The Life and Death of an Ordinary Saint
I wish you could have met my grandmother.
She was already old when I got to know her. She lived on the third floor of an apartment building in Brampton across from a cemetery. My mother would drive us and park outside her building. We’d bound up the stairs, with no time to waste in an elevator, and crash into her apartment.
Granny must have braced herself as we entered, but we never noticed. She always seemed thrilled to see us.
Even as a child, I knew that I was in the presence of someone special. She did all the things that good grandmothers do. She had a strict no-limits ice cream policy: as long as we were in her house, we could help ourselves to as much ice cream as we’d like. She had the kind of candies that only grandmothers stock for their grandchildren. She also treated us to Sonny’s, a greasy joint with amazing burgers around the corner. She had a budgie who mimicked her favorite phrase: “Praise the Lord!”
Of course, she wasn’t perfect, but there was something about her.

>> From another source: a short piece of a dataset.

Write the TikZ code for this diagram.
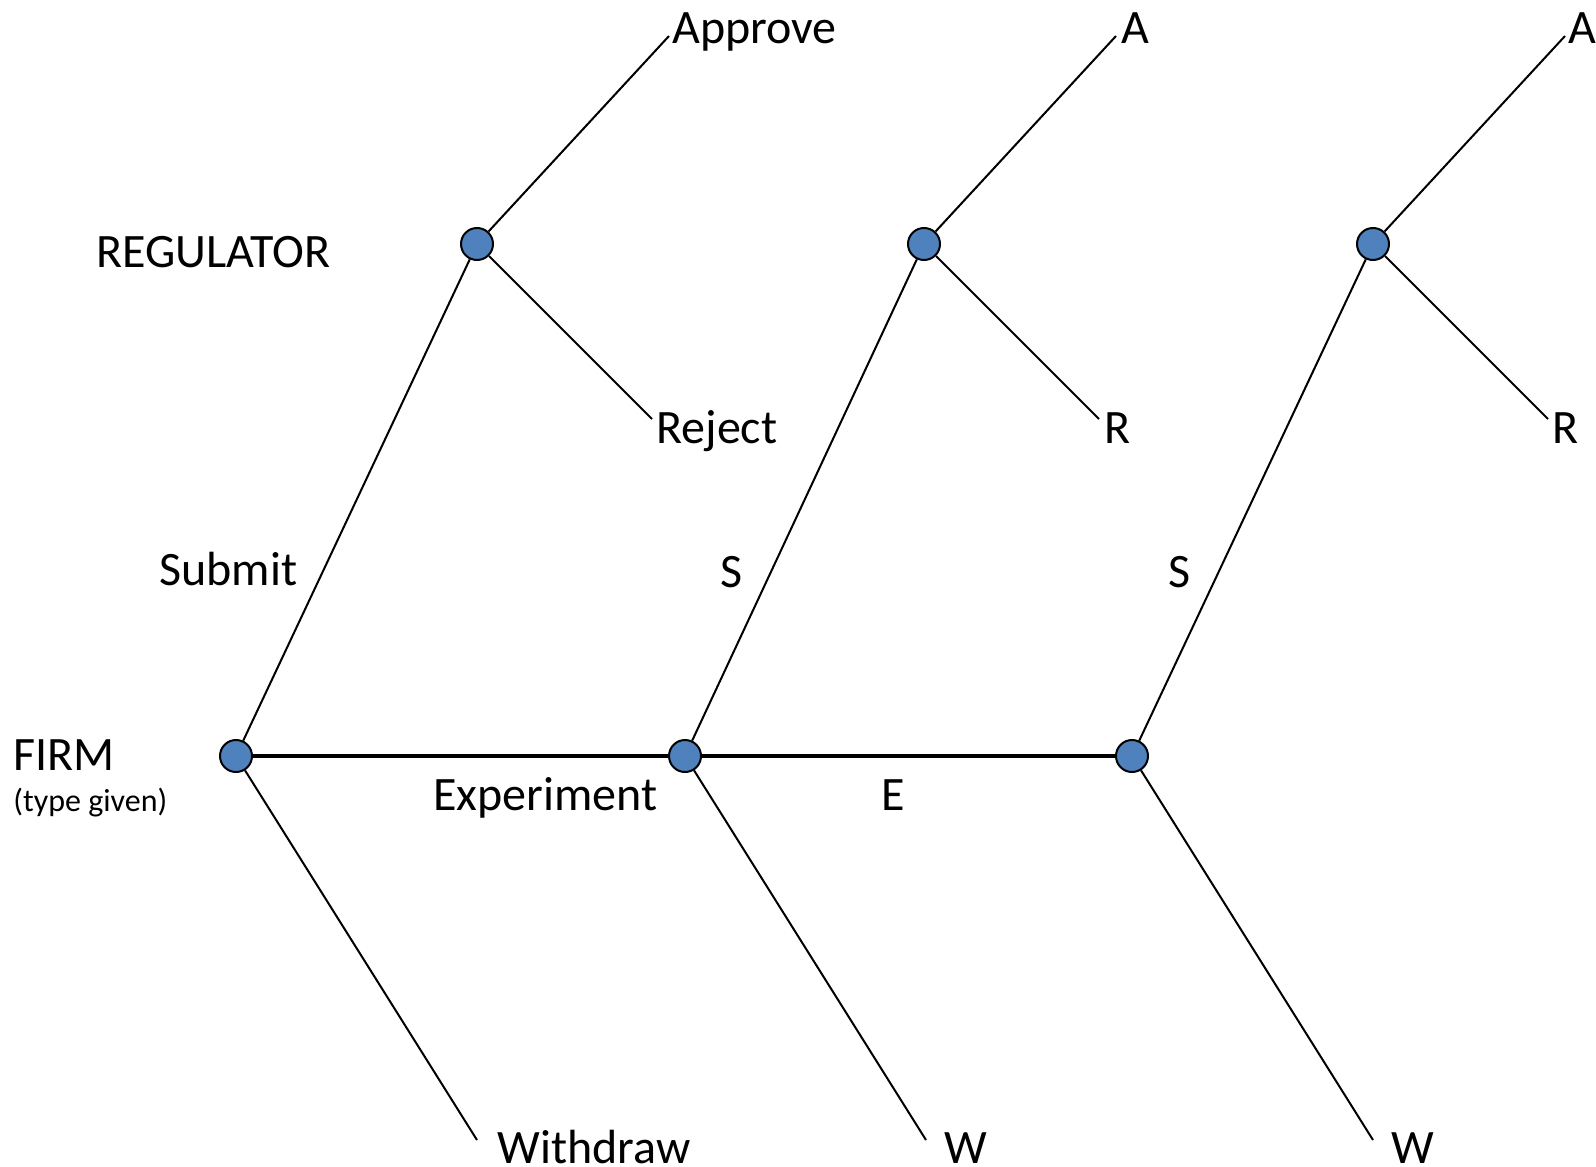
\documentclass[tikz,border=0pt]{standalone}
\usepackage{fontspec}
\setmainfont{Carlito}
\usepackage{tikz}
\usetikzlibrary{positioning}
\definecolor{nodeblue}{HTML}{4F81BD}
\tikzset{
  tree-node/.style={circle, draw=black, fill=nodeblue, line width=1pt, minimum size=16pt, inner sep=0pt},
  tree-label/.style={anchor=base west, inner sep=0pt, font=\fontsize{24}{28}\selectfont},
  tree-small/.style={anchor=base west, inner sep=0pt, font=\fontsize{16}{19}\selectfont},
  tree-edge/.style={draw=black, line width=1pt},
  tree-main/.style={draw=black, line width=1.7pt}
}

\begin{document}
\begin{tikzpicture}[x=0.5pt, y=-0.5pt]
  \useasboundingbox (0,0) rectangle (1596,1167);
  % decision nodes
  \node[tree-node] (firm1) at (236,756) {};
  \node[tree-node] (firm2) at (685,756) {};
  \node[tree-node] (firm3) at (1132,756) {};
  \node[tree-node] (reg1) at (477,244) {};
  \node[tree-node] (reg2) at (924,244) {};
  \node[tree-node] (reg3) at (1373,244) {};
  % leaf ends
  \coordinate (app1) at (669,36);
  \coordinate (app2) at (1116,36);
  \coordinate (app3) at (1565,36);
  \coordinate (rej1) at (652,419);
  \coordinate (rej2) at (1099,419);
  \coordinate (rej3) at (1548,419);
  \coordinate (wd1) at (477,1140);
  \coordinate (wd2) at (926,1140);
  \coordinate (wd3) at (1373,1140);
  % branches
  \draw[tree-main] (firm1) -- (firm2);
  \draw[tree-main] (firm2) -- (firm3);
  \draw[tree-edge] (firm1) -- (reg1);
  \draw[tree-edge] (firm2) -- (reg2);
  \draw[tree-edge] (firm3) -- (reg3);
  \draw[tree-edge] (firm1) -- (wd1);
  \draw[tree-edge] (firm2) -- (wd2);
  \draw[tree-edge] (firm3) -- (wd3);
  \draw[tree-edge] (reg1) -- (app1);
  \draw[tree-edge] (reg2) -- (app2);
  \draw[tree-edge] (reg3) -- (app3);
  \draw[tree-edge] (reg1) -- (rej1);
  \draw[tree-edge] (reg2) -- (rej2);
  \draw[tree-edge] (reg3) -- (rej3);
  % players
  \node[tree-label] (regulator) at (96,267) {REGULATOR};
  \node[tree-label] (firm) at (13,770) {FIRM};
  \node[tree-small] (type) at (13,811) {(type given)};
  % action labels
  \node[tree-label] (approve) at (672,43) {Approve};
  \node[tree-label] (a2) at (1121,43) {A};
  \node[tree-label] (a3) at (1568,43) {A};
  \node[tree-label] (reject) at (656,443) {Reject};
  \node[tree-label] (r2) at (1104,443) {R};
  \node[tree-label] (r3) at (1552,443) {R};
  \node[tree-label] (submit) at (159,585) {Submit};
  \node[tree-label] (s2) at (720,587) {S};
  \node[tree-label] (s3) at (1168,587) {S};
  \node[tree-label] (experiment) at (433,810) {Experiment};
  \node[tree-label] (e2) at (881,810) {E};
  \node[tree-label] (withdraw) at (497,1163) {Withdraw};
  \node[tree-label] (w2) at (944,1163) {W};
  \node[tree-label] (w3) at (1391,1163) {W};
\end{tikzpicture}
\end{document}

I can’t tell you exactly what it was that drew us to her. I knew she loved us. She loved her husband, my grandfather, who delighted in being a little contrarian and mischievous. Even at a young age, I picked up that it must have been fun but challenging to live with his personality.

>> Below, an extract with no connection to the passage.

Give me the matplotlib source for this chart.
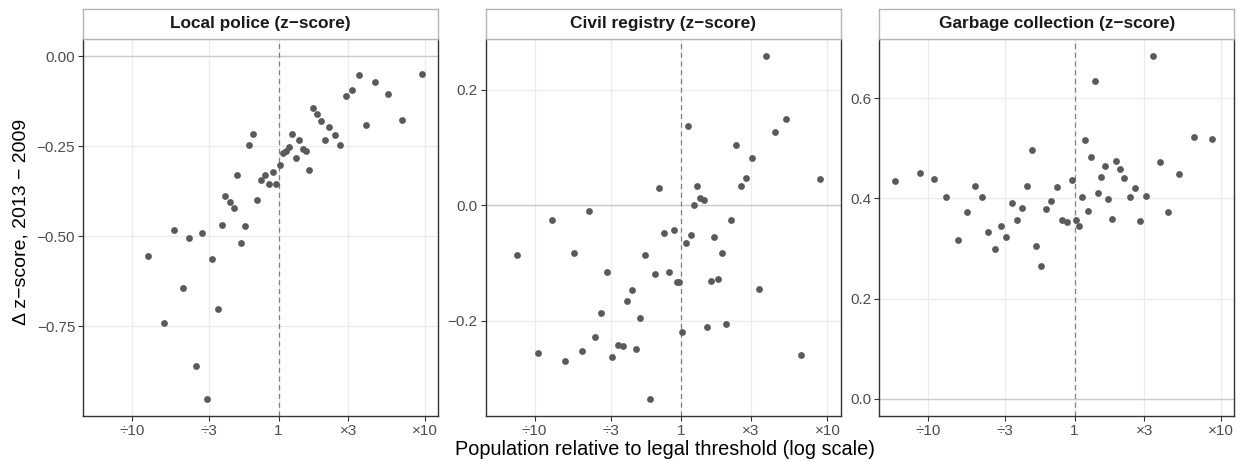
import numpy as np
import matplotlib
matplotlib.use("Agg")
import matplotlib.pyplot as plt
from matplotlib.ticker import FixedLocator, MultipleLocator, FuncFormatter

plt.rcParams['font.family'] = ['Liberation Sans', 'DejaVu Sans']

# log10(population / legal threshold), and change in z-score per panel
police_logx = [0.98, 0.55, 0.661, 0.498, 0.457, 0.75, 0.60, 0.845, 0.236, 0.264,
               0.289, 0.345, 0.382, 0.316, 0.420, 0.093, 0.139, 0.070, 0.048, 0.030,
               0.164, 0.189, 0.116, 0.209, 0.009, -0.041, -0.016, -0.066, -0.093, -0.120,
               -0.173, -0.200, -0.284, -0.145, -0.364, -0.334, -0.307, -0.389, -0.230, -0.259,
               -0.525, -0.452, -0.609, -0.711, -0.655, -0.893, -0.782, -0.564, -0.416, -0.486]
police_dz = [-0.048, -0.051, -0.071, -0.092, -0.110, -0.104, -0.191, -0.178, -0.143, -0.160,
             -0.180, -0.195, -0.219, -0.232, -0.245, -0.217, -0.231, -0.251, -0.262, -0.268,
             -0.256, -0.262, -0.282, -0.315, -0.301, -0.321, -0.355, -0.355, -0.330, -0.343,
             -0.216, -0.247, -0.329, -0.398, -0.387, -0.405, -0.421, -0.468, -0.471, -0.520,
             -0.490, -0.564, -0.506, -0.482, -0.644, -0.554, -0.740, -0.861, -0.702, -0.952]

registry_logx = [0.582, 0.719, 0.642, 0.050, 0.374, 0.484, 0.447, 0.411, 0.947, -0.148,
                 0.112, 0.132, 0.160, 0.091, -0.879, -0.628, 0.340, -0.114, -0.048, 0.068,
                 0.228, 0.032, -1.121, -0.728, -0.244, 0.283, -0.507, -0.178, -0.082, -0.025,
                 -0.014, 0.203, 0.253, 0.534, -0.333, -0.368, -0.546, -0.279, 0.009, 0.180,
                 0.308, -0.587, -0.429, -0.395, -0.304, -0.977, -0.676, -0.792, -0.468, -0.212,
                 0.822]
registry_dz = [0.258, 0.150, 0.127, 0.138, 0.105, 0.082, 0.047, 0.033, 0.045, 0.031,
               0.033, 0.012, 0.009, 0.001, -0.025, -0.010, -0.025, -0.048, -0.043, -0.052,
               -0.055, -0.065, -0.086, -0.083, -0.085, -0.082, -0.116, -0.118, -0.115, -0.132,
               -0.132, -0.131, -0.128, -0.144, -0.146, -0.165, -0.186, -0.195, -0.220, -0.210,
               -0.206, -0.227, -0.241, -0.244, -0.248, -0.256, -0.252, -0.269, -0.263, -0.335,
               -0.259]

garbage_logx = [-1.223, -1.057, -0.959, -0.877, -0.798, -0.732, -0.680, -0.632, -0.589, -0.545,
                -0.505, -0.468, -0.427, -0.393, -0.361, -0.323, -0.293, -0.264, -0.230, -0.193,
                -0.159, -0.123, -0.086, -0.050, -0.018, 0.011, 0.032, 0.048, 0.070, 0.091,
                0.111, 0.136, 0.157, 0.180, 0.205, 0.230, 0.255, 0.282, 0.309, 0.339,
                0.375, 0.411, 0.448, 0.484, 0.532, 0.580, 0.639, 0.716, 0.818, 0.936]
garbage_dz = [0.4345, 0.450, 0.4385, 0.403, 0.316, 0.372, 0.425, 0.402, 0.333, 0.299,
              0.344, 0.323, 0.391, 0.356, 0.381, 0.424, 0.496, 0.304, 0.265, 0.379,
              0.395, 0.423, 0.356, 0.352, 0.436, 0.356, 0.345, 0.403, 0.516, 0.375,
              0.482, 0.633, 0.411, 0.443, 0.464, 0.398, 0.358, 0.475, 0.458, 0.440,
              0.402, 0.420, 0.354, 0.404, 0.683, 0.472, 0.372, 0.448, 0.523, 0.518]

titles = ["Local police (z\u2212score)", "Civil registry (z\u2212score)",
          "Garbage collection (z\u2212score)"]
panels = [(police_logx, police_dz, 0.25, 2),
          (registry_logx, registry_dz, 0.2, 1),
          (garbage_logx, garbage_dz, 0.2, 1)]

tick_ratios = [0.1, 1 / 3, 1, 3, 10]
tick_labels = ["\u00f710", "\u00f73", "1", "\u00d73", "\u00d710"]

W, H = 1239, 461
fig = plt.figure(figsize=(W / 100, H / 100), dpi=100)

lefts = [83.3, 485.7, 879.3]
pw = 355.0
top_px, bottom_px, strip_top = 39.3, 416.0, 9.0

all_logx = np.concatenate([np.asarray(p[0]) for p in panels])
xmin, xmax = all_logx.min(), all_logx.max()
xpad = 0.05 * (xmax - xmin)
xlim = (10 ** (xmin - xpad), 10 ** (xmax + xpad))


def minus_fmt(digits):
    def f(v, pos):
        s = "%.*f" % (digits, v)
        if s.startswith('-'):
            if float(s) == 0:
                s = s[1:]
            else:
                s = "\u2212" + s[1:]
        return s
    return FuncFormatter(f)


for (logx, dz, step, digits), title, left in zip(panels, titles, lefts):
    ax = fig.add_axes([left / W, (H - bottom_px) / H, pw / W, (bottom_px - top_px) / H])
    x = np.power(10.0, np.asarray(logx))
    y = np.asarray(dz)
    ax.set_xscale('log')
    ax.grid(True, color='#ebebeb', linewidth=0.9, zorder=0)
    ax.set_axisbelow(True)
    ax.axhline(0, color='#cccccc', linewidth=1.0, zorder=1)
    ax.axvline(1, color='#7f7f7f', linewidth=0.9, linestyle=(0, (4, 3)), zorder=1)
    ax.scatter(x, y, s=24, color='#5a5a5a', linewidths=0, zorder=3)

    lo, hi = min(y.min(), 0), max(y.max(), 0)
    pad = 0.05 * (hi - lo)
    ax.set_ylim(lo - pad, hi + pad)
    ax.set_xlim(*xlim)
    ax.xaxis.set_major_locator(FixedLocator(tick_ratios))
    ax.xaxis.set_minor_locator(FixedLocator([]))
    ax.set_xticklabels(tick_labels)
    ax.yaxis.set_major_locator(MultipleLocator(step))
    ax.yaxis.set_major_formatter(minus_fmt(digits))
    ax.tick_params(axis='both', length=3.3, width=0.8, color='#333333',
                   labelcolor='#4d4d4d', labelsize=11, pad=2.5)
    for side in ['left', 'right', 'bottom']:
        ax.spines[side].set_color('#333333')
        ax.spines[side].set_linewidth(1.0)
    ax.spines['top'].set_color('#b3b3b3')

    sax = fig.add_axes([left / W, (H - top_px) / H, pw / W, (top_px - strip_top) / H])
    sax.set_xticks([])
    sax.set_yticks([])
    for sp in sax.spines.values():
        sp.set_color('#b3b3b3')
        sp.set_linewidth(1.0)
    sax.text(0.5, 0.52, title, ha='center', va='center', fontsize=12.4,
             fontweight='bold', color='#1a1a1a', transform=sax.transAxes)

fig.text(665 / W, (H - 449.5) / H, "Population relative to legal threshold (log scale)",
         ha='center', va='center', fontsize=14.3)
fig.text(21 / W, (H - 222) / H, "\u0394 z\u2212score, 2013 \u2212 2009",
         ha='center', va='center', rotation=90, fontsize=14)

fig.savefig("out.png", dpi=100)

I knew Granny was different. I knew she loved God, and that she’d spent enough time to be transformed by him. I knew that Jesus was everything to her, and that she prayed for us night and day.

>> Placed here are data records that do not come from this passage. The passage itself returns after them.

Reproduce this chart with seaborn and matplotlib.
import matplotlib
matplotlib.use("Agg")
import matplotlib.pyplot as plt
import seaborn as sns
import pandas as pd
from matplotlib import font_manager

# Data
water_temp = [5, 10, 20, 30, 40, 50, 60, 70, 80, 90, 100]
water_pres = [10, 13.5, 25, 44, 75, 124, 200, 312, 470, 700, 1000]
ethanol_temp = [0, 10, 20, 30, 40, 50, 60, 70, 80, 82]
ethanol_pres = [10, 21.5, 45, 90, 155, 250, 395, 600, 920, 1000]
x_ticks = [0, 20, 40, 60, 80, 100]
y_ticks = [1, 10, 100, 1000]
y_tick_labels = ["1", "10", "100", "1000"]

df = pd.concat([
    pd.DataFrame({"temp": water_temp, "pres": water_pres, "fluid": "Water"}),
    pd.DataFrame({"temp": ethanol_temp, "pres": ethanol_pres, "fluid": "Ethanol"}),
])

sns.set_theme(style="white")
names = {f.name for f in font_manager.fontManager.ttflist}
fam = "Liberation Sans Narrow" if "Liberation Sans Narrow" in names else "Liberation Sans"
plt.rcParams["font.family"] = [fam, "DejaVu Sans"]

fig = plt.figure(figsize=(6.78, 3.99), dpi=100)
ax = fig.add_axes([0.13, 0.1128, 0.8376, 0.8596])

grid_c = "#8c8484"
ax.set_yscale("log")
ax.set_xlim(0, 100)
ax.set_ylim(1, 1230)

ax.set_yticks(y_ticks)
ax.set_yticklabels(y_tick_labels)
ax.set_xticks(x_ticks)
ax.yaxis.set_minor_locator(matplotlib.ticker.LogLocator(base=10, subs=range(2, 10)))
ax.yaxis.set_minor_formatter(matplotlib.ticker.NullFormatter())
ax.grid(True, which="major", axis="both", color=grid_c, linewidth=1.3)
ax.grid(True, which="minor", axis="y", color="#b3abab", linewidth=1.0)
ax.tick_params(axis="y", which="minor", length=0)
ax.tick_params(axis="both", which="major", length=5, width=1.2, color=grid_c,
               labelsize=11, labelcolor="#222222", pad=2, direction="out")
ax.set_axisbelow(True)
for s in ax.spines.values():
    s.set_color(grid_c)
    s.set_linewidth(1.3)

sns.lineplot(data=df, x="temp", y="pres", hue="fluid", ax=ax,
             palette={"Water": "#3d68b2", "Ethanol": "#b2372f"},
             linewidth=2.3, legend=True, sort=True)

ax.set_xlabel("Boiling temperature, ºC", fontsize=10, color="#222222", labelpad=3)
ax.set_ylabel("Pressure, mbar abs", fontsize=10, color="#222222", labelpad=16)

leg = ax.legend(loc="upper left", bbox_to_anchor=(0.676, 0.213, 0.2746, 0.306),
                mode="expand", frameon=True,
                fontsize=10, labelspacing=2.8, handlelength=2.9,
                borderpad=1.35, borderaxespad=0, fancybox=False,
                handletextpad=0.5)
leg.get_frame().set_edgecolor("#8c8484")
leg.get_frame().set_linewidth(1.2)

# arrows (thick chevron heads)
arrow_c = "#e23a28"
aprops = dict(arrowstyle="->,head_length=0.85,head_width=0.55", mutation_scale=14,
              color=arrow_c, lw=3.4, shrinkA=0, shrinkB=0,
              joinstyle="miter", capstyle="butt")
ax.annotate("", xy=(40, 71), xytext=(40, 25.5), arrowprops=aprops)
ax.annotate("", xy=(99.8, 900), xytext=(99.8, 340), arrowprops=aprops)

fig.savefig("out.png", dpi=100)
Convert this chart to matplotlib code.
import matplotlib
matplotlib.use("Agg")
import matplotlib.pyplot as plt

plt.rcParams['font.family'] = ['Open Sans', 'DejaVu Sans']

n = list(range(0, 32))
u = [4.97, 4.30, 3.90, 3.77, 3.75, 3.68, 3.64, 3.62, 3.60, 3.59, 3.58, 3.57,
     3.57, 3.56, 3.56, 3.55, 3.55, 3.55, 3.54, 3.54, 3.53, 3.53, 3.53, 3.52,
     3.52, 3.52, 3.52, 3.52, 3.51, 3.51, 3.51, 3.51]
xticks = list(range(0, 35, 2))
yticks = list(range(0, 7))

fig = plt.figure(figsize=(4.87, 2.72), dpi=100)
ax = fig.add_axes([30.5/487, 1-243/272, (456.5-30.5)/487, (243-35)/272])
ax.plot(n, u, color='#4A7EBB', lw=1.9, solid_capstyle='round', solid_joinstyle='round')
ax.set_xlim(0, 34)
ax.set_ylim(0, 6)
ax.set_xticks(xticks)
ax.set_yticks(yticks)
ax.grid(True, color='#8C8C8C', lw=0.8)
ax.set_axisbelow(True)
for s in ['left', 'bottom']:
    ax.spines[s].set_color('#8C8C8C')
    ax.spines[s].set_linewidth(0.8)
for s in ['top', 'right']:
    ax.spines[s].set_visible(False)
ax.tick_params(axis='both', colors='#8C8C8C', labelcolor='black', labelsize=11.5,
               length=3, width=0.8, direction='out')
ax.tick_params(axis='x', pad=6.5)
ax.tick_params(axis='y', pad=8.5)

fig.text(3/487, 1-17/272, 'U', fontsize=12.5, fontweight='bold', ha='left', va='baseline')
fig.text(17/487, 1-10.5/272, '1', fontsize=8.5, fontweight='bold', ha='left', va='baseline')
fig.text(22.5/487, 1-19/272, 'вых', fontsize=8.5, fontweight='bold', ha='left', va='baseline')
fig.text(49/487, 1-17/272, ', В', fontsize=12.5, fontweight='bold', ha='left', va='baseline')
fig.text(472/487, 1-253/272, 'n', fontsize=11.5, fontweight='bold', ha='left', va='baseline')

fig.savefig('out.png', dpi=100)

Later on, Granny developed osteoporosis and lived in constant pain. She didn’t sleep much, but she was fine with that. It gave her more time to pray, she said.
When she died on March 3, 1993, she never had a social media account. They hadn’t been invented yet. She wasn’t famous. Her body lies in a cemetery in north Brampton. As far as I know, nobody visits her gravesite regularly. She’s largely forgotten, and yet the impact of her life reverberates through mine and many others.
She’s in the presence of the Lord awaiting her resurrection. She finally got to meet the One she loved. She lived for the moment she died.
On one hand, her life hardly mattered. She never did more than the ordinary things that most of us do. She was non-famously faithful. The impact of that faithfulness will never be fully known on earth, but it matters for eternity.
We need more like her. Increasingly, my heroes are people like Granny: people who are never known and celebrated by the masses, but who serve and love in quiet and humble ways.
I say we need more like her, but I wonder if that’s true. Maybe we already have saints like this all around us if we just had eyes to see them.
My Granny lived and died as an ordinary saint. I praise God for her. I can’t wait to see her again.